Ganz realistisch wirken die Avatare der anderen Teilnehmer der Veranstaltung nicht, aber immerhin lassen sich ihre Hand- und Kopfbewegungen erkennen. Vorne steht der Professor, David Wuttke, und hält seine Vorlesung, gestikuliert, wechselt die Position, um allen einmal in die virtuellen Augen schauen zu können.
Virtuelle Fabrik besuchen und Entscheidungen treffen
Professor Wuttke unterrichtet an der wirtschaftswissenschaftlichen Fakultät der Technischen Universität München (TUM) in Heilbronn. Einige seiner Studierenden kommen in diesem Semester zum ersten Mal in den Genuss von Vorlesungen in VR, für die sie sich die speziellen Headsets von der Universität ausleihen.
David Wuttke sieht für VR in der Lehre viele spannende Anwendungsfelder: »Zum Beispiel im Bereich Produktion und Logistik. Die Studierenden können über eine Simulation eine virtuelle Fabrik besuchen, in der sie auch Entscheidungen treffen müssen«, erklärt er. Eine Produktionsanlage könne man natürlich auch im echten Leben besuchen, »aber dort dürfte man an den Maschinen nichts verändern oder ausprobieren, was passiert«. In der VR geht das.
50 oder 500 Fässer Bier bestellen?
In einer anderen Simulation, dem sogenannten Beer Game, das am MIT entwickelt wurde, geht es darum, die richtige Menge eines Produkts zu bestellen und möglichst kosteneffizient in der Verteilungskette mitzuwirken. »Wenn man die reinen Zahlen vor sich sieht, ist der Unterschied zwischen etwa 50 Fässern und 500 Fässern oft nicht besonders anschaulich. Der Lerneffekt ist ein anderer, wenn die Fässer in der VR tatsächlich vor einem stehen«, sagt Wuttke. Für solche praktischen Anwendungsbereiche von VR sieht der Professor große Vorteile: »Die Simulationen vermitteln nicht nur Wissen, sondern auch Kompetenz. Man kann sich besser eine Meinung bilden, analysieren, Verbesserungsvorschläge machen.«
Mitschreiben geht in VR noch nicht
Was in diesen Vorlesungen eher schwierig ist, ist das Mitschreiben. Die VR-Brille schirmt das reale Umfeld ab, über die Controller kann man zwar auf Buchstaben drücken und Notizen in ein virtuelles Tablet schreiben, das ist aber eher mühsam. »Die Studierenden bekommen zusätzlich Lernmaterial, Videos und Präsentationen. Das VR-Format ist also hauptsächlich für Fragen, Diskussionen und Gruppeninteraktion gedacht. Und dazu, Ideen zu vermitteln«, erklärt David Wuttke.
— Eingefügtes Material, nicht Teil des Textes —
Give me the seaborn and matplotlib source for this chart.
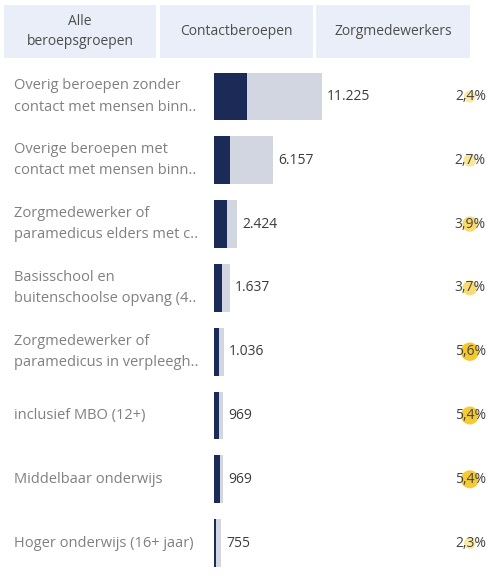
import matplotlib
matplotlib.use("Agg")
import matplotlib.pyplot as plt
import matplotlib.transforms as mtrans
from matplotlib.patches import Rectangle
from matplotlib.colors import LinearSegmentedColormap
import seaborn as sns
import pandas as pd

# ---------------- data ----------------
categories = [
    "Overig beroepen zonder\ncontact met mensen binn..",
    "Overige beroepen met\ncontact met mensen binn..",
    "Zorgmedewerker of\nparamedicus elders met c..",
    "Basisschool en\nbuitenschoolse opvang (4..",
    "Zorgmedewerker of\nparamedicus in verpleegh..",
    "inclusief MBO (12+)",
    "Middelbaar onderwijs",
    "Hoger onderwijs (16+ jaar)",
]
totals = [11225, 6157, 2424, 1637, 1036, 969, 969, 755]
contact = [3430, 1660, 1320, 830, 480, 560, 600, 240]
zorg_pct = [2.4, 2.7, 3.9, 3.7, 5.6, 5.4, 5.4, 2.3]
headers = ["Alle\nberoepsgroepen", "Contactberoepen", "Zorgmedewerkers"]

df = pd.DataFrame({"cat": categories, "total": totals,
                   "contact": contact, "pct": zorg_pct})
df["pos"] = 0.61

# ---------------- style ----------------
sns.set_style("white")
plt.rcParams["font.family"] = ["Open Sans", "DejaVu Sans"]

W, H = 489, 582
fig = plt.figure(figsize=(W / 100, H / 100), dpi=100)
fig.patch.set_facecolor("white")

LIGHT = "#d1d6e1"
DARK = "#1b2a57"
ROW0, STEP = 96.5, 63.8
ylim = ((H - ROW0) / STEP, -ROW0 / STEP)

# overlay axes in pixel units for header
hax = fig.add_axes([0, 0, 1, 1], zorder=0)
hax.set_xlim(0, W)
hax.set_ylim(H, 0)
hax.axis("off")
cells = [(4, 156), (160, 313), (316, 470)]
for (x0, x1), txt in zip(cells, headers):
    hax.add_patch(Rectangle((x0, 5), x1 - x0, 53, facecolor="#e9eef8",
                            edgecolor="none"))
    hax.text((x0 + x1) / 2, 31.5, txt, ha="center", va="center",
             fontsize=10, color="#4d4d4d", linespacing=1.5)

# bar axes
bx0 = 214
ax = fig.add_axes([bx0 / W, 0, (W - bx0) / W, 1], zorder=1)
ax.patch.set_alpha(0)
sns.barplot(data=df, x="total", y="cat", color=LIGHT, saturation=1,
            width=0.75, linewidth=0, ax=ax)
sns.barplot(data=df, x="contact", y="cat", color=DARK, saturation=1,
            width=0.75, linewidth=0, ax=ax)
ax.set_xlim(0, 11225 * (W - bx0) / 108)
ax.set_ylim(*ylim)
ax.axis("off")

off = 5 * 11225 / 108
for i, v in enumerate(totals):
    ax.text(v + off, i, f"{v:,}".replace(",", "."), ha="left", va="center",
            fontsize=10, color="#3c3c3c")

# row labels
tr = mtrans.blended_transform_factory(fig.transFigure, ax.transData)
for i, c in enumerate(categories):
    ax.text(14 / W, i, c, transform=tr, ha="left", va="center",
            fontsize=10.5, color="#808080", linespacing=1.55)

# percent column
px0 = 440
pax = fig.add_axes([px0 / W, 0, (W - px0) / W, 1], zorder=2)
pax.patch.set_alpha(0)
cmap = LinearSegmentedColormap.from_list("y", ["#faeaa6", "#f6c72f"])
sns.scatterplot(data=df, x="pos", y="cat", hue="pct", palette=cmap,
                hue_norm=(2.3, 5.6), size="pct",
                sizes=(31 * 2.3, 31 * 5.6), size_norm=(2.3, 5.6),
                linewidth=0, legend=False, ax=pax, zorder=1)
pax.set_xlim(0, 1)
pax.set_ylim(*ylim)
pax.axis("off")
for i, p in enumerate(zorg_pct):
    pax.text(0.62, i, f"{p:.1f}".replace(".", ",") + "%", ha="center",
             va="center", fontsize=10, color="#444444", zorder=3)

fig.savefig("out.png", dpi=100, facecolor="white")
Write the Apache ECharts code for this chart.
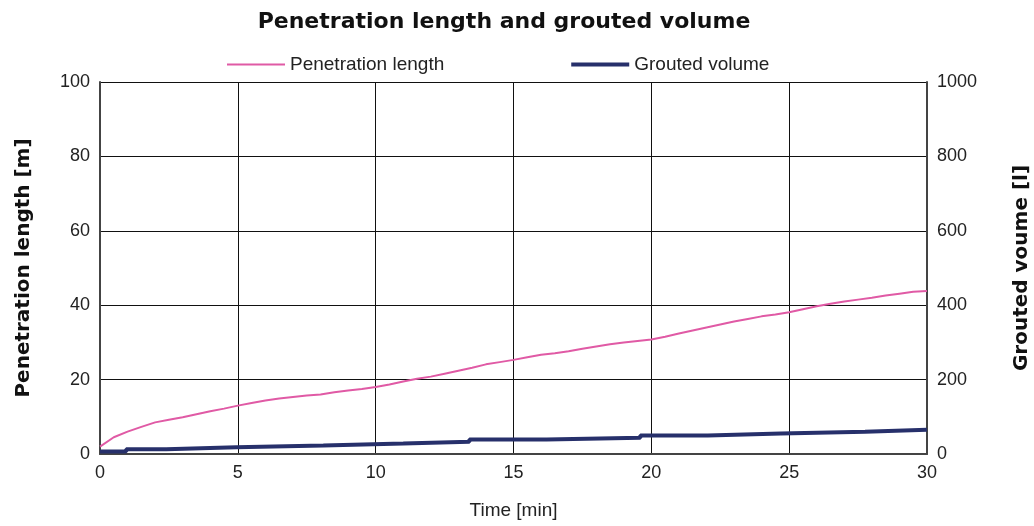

Aber auch Präsentationen in VR hätten ihre Vorteile: »Wer beim Online-Unterricht einen Laptop vor sich hat, hat auch noch andere Programme offen oder schaut ab und zu auf das Handy. All diese Ablenkungen fallen in der VR weg, weil man nichts anderes gleichzeitig machen kann«, sagt Wuttke.
Aufmerksamkeitsspanne ist höher
Das bestätigt auch einer seiner Studierenden, Caspar Kwan, der schon sechs Vorlesungen in VR mitgemacht hat. »Die Aufmerksamkeitsspanne ist höher, weil man sich nur auf das konzentrieren kann, was um einen herum passiert«, sagt der 19-Jährige. Er studiert Management und Technology im Bachelor und hat Spaß an der VR-Welt. »Es dauert kurz, bis man sich daran gewöhnt hat, aber es fühlt sich natürlicher an als Videokonferenzen.«
Auch er betont, die Studierenden würden sich in VR mehr beteiligen und austauschen. Nur ein Problem sieht er: »Es wird einem manchmal ein bisschen schwindelig, vor allem wenn man viel in der virtuellen Realität herumläuft«, sagt Kwan. Aber auch dafür gibt es Lösungsansätze: Teleportation kann das Laufen ersetzen, Pausen helfen, die Augen zu schonen. “Länger als 45 Minuten in VR ist schwierig”, sagt der Student.
Digitale Möglichkeiten
Immer mehr Lehrmodelle nutzen eine Kombination aus Präsenzveranstaltungen und digitalen Technologien und Instrumenten. Die TUM Heilbronn beschäftigt sich seit Ende 2019 auch im Rahmen ihres Extended Reality Labs mit den Möglichkeiten virtueller Realität (VR). Seit Beginn dieses Sommersemesters können Studierende aus Produktions- und Logistikkursen VR-Headsets ausleihen und Vorlesungen und Simulationen in VR mitmachen.